The most mischief and the most trouble I got myself in was between the ages of 15 and 22, and almost always to impress my friends. Proving I can hold my drink would usually lead to most of the trouble. For context my upbringing happened in the rougher Northern Suburbs of Adelaide, Australia - I say this as my experience with friendship dynamics is based on my cultural environment. This completely changed when in 2009, at age 20, I went to Europe. After a month of travelling a good chunk of Western Europe with mostly other Australians, I arrived back in London with very little money. A work visa had been organised prior and I had planned to get a job but London was far too expensive, so I moved to the the city of Nottingham in the East-Midlands and got a job in the Backpackers Hostel I had booked. In a short time I had befriended the owners daughter, some of her friends, and a few of the long-term guests. The next 12 months I spent living and working in Nottingham, like the stereotypical Aussie traveller I was.

The people I had come to consider 'close' were different than the friends I had at home in Adelaide. They were far more emotionally invested in the friendship. I formed genuine and meaningful connections with these people I had only just met. Granted, this was partially because I had no-one else in the entire Northern Hemisphere if the Earth, but mostly because they were open and willing the be all the things a friend should be; vulnerable, trusting, understanding, reliable, empathetic. Of course I had to earn these things by giving them in return but it happened so much more naturally than it had happened before. I still to this day, years after slowly losing contact with them, wonder if it was a cultural difference? That subconscious thing inside us that controls how we approach friendships is entirely different between Brits and Aussies. Nottingham city centre and the Northern Suburbs of Adelaide are both rough places. The people I formed friendships with on both sides of the planet were similar in type. But why such a fundamental difference in approach?

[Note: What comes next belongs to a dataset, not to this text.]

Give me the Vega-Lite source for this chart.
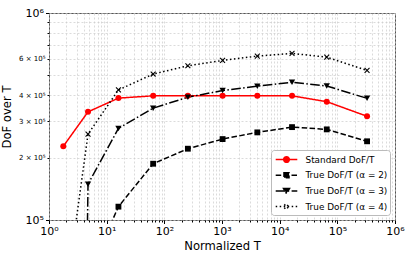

Since coming home and the 15 years since, I have had many shallow friendships and few close ones. The other major move in my life was four years ago when I moved my life to Melbourne after exiting an abusive relationship. I found the culture was slightly different from Adelaide; Melbourne people are a bit more socially active than Adelaide people. But it goes deeper than that.

Something I would be keen for the reader to ponder is whether the same soul-eating questions run through your head as it does mine when I find myself ruminating on the subject. Is it cultural? Are Australian friendships different from British, American, New Zealand, Irish, Canadian friendships? Is it maybe about age; is it harder to make meaningful friends the older you get?